-- START OF DATA EXCERPT --

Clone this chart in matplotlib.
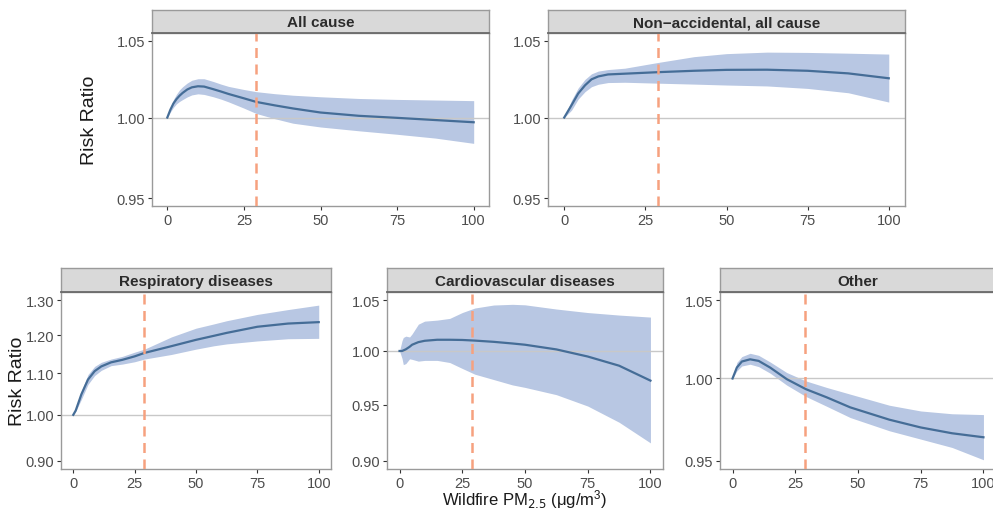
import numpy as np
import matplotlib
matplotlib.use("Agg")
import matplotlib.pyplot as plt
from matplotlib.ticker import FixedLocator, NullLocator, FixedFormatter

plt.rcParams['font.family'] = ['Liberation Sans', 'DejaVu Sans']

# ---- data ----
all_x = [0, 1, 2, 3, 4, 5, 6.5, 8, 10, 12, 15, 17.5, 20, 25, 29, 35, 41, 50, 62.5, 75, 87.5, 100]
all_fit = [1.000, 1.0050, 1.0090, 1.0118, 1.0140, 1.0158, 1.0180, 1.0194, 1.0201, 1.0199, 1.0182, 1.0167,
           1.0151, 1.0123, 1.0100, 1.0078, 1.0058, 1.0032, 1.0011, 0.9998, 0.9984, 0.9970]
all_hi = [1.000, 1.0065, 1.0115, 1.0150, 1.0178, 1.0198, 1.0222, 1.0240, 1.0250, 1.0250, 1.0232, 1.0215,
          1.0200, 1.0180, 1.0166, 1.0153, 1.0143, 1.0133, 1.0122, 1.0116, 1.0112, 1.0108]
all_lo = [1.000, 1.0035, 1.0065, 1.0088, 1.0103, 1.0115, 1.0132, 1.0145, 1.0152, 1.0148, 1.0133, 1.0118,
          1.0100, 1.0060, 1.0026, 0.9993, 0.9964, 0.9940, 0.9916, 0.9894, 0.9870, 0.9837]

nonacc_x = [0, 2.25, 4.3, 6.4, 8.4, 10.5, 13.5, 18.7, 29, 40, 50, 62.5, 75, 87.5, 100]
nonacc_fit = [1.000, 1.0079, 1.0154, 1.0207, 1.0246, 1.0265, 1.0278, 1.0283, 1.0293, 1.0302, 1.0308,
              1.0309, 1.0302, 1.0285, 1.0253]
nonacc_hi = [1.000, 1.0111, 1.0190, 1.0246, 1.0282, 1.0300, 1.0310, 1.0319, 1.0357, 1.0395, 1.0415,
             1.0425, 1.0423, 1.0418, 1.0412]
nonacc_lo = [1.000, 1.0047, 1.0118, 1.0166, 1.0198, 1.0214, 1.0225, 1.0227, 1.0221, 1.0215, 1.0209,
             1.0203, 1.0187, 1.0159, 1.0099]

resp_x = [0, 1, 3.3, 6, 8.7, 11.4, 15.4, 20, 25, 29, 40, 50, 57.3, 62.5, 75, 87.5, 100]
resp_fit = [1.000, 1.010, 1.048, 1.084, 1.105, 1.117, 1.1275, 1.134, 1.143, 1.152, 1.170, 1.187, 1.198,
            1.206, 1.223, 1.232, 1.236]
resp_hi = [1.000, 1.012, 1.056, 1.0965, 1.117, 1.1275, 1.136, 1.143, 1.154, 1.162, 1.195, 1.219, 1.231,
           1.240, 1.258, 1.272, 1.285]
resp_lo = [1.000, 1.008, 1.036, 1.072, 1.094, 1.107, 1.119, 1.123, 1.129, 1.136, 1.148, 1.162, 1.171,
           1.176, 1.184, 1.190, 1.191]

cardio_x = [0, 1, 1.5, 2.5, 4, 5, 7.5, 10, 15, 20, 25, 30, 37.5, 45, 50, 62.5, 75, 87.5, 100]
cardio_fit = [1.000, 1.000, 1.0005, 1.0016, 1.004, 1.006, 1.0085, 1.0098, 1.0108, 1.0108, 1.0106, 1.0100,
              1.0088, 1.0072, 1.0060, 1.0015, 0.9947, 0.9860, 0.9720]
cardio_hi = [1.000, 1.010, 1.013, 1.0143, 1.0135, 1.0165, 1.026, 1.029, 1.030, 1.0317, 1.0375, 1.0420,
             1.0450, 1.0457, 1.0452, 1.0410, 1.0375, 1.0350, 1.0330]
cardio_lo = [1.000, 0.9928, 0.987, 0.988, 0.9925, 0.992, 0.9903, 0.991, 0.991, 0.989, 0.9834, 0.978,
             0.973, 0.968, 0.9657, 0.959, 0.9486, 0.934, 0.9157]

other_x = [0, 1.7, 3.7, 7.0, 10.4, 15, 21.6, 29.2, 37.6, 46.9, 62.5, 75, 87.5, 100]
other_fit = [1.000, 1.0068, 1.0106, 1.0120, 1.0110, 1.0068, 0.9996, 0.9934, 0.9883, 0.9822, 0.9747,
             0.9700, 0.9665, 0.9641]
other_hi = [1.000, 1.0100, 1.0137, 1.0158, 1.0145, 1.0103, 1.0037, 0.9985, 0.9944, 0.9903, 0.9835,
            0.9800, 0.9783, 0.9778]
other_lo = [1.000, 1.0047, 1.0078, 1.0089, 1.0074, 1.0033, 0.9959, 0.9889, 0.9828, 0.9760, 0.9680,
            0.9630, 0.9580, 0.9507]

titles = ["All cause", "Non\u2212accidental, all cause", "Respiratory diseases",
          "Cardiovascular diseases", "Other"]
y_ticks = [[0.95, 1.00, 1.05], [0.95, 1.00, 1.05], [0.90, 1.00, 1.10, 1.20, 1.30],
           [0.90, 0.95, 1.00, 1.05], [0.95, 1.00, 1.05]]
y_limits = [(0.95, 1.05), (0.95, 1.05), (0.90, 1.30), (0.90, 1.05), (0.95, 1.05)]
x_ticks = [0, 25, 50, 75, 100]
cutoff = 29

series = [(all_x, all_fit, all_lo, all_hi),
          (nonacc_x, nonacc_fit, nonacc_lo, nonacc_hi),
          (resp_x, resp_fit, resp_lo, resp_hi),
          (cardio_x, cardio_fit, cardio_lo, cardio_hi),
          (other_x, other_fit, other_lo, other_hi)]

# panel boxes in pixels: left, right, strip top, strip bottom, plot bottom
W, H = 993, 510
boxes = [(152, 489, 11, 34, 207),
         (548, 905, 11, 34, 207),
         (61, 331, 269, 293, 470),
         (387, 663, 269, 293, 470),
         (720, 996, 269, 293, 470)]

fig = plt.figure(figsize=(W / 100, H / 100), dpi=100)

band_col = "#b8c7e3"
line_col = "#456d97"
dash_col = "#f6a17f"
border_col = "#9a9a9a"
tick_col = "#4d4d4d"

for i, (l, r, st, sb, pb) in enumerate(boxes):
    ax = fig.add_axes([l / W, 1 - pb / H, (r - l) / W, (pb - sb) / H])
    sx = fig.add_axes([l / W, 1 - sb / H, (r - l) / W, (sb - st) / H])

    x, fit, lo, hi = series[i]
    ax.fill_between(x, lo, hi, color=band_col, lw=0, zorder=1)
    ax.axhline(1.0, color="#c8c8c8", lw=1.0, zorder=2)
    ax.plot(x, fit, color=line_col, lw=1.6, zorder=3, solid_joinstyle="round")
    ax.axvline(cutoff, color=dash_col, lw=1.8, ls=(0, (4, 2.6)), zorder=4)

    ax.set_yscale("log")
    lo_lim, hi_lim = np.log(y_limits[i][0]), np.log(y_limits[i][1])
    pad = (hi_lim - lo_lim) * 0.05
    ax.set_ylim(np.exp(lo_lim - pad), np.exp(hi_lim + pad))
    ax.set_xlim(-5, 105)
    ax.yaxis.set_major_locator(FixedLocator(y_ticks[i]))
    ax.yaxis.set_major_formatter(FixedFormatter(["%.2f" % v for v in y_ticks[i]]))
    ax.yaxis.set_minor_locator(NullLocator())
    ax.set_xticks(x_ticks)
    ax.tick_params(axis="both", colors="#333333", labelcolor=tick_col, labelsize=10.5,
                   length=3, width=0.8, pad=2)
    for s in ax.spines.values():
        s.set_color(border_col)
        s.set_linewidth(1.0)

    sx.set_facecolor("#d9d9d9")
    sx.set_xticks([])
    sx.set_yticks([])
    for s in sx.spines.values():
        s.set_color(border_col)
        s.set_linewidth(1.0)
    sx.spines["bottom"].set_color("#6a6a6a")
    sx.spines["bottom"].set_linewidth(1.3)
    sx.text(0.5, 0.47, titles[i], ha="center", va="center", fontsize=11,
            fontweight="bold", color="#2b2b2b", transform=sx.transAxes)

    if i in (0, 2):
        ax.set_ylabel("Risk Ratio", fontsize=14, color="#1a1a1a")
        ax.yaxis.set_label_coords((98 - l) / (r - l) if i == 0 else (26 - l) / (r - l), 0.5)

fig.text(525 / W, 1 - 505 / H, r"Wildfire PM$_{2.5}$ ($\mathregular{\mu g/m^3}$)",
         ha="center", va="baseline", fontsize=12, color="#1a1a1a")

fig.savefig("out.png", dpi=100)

-- END OF DATA EXCERPT --

PROBLEM STATEMENT: Write out exactly the opening lines of the data, stopping after the line that holds "plt.rcParams['font.family'] = ['Liberation". Exclude pictures.

REPLY:
Clone this chart in matplotlib.
import numpy as np
import matplotlib
matplotlib.use("Agg")
import matplotlib.pyplot as plt
from matplotlib.ticker import FixedLocator, NullLocator, FixedFormatter

plt.rcParams['font.family'] = ['Liberation Sans', 'DejaVu Sans']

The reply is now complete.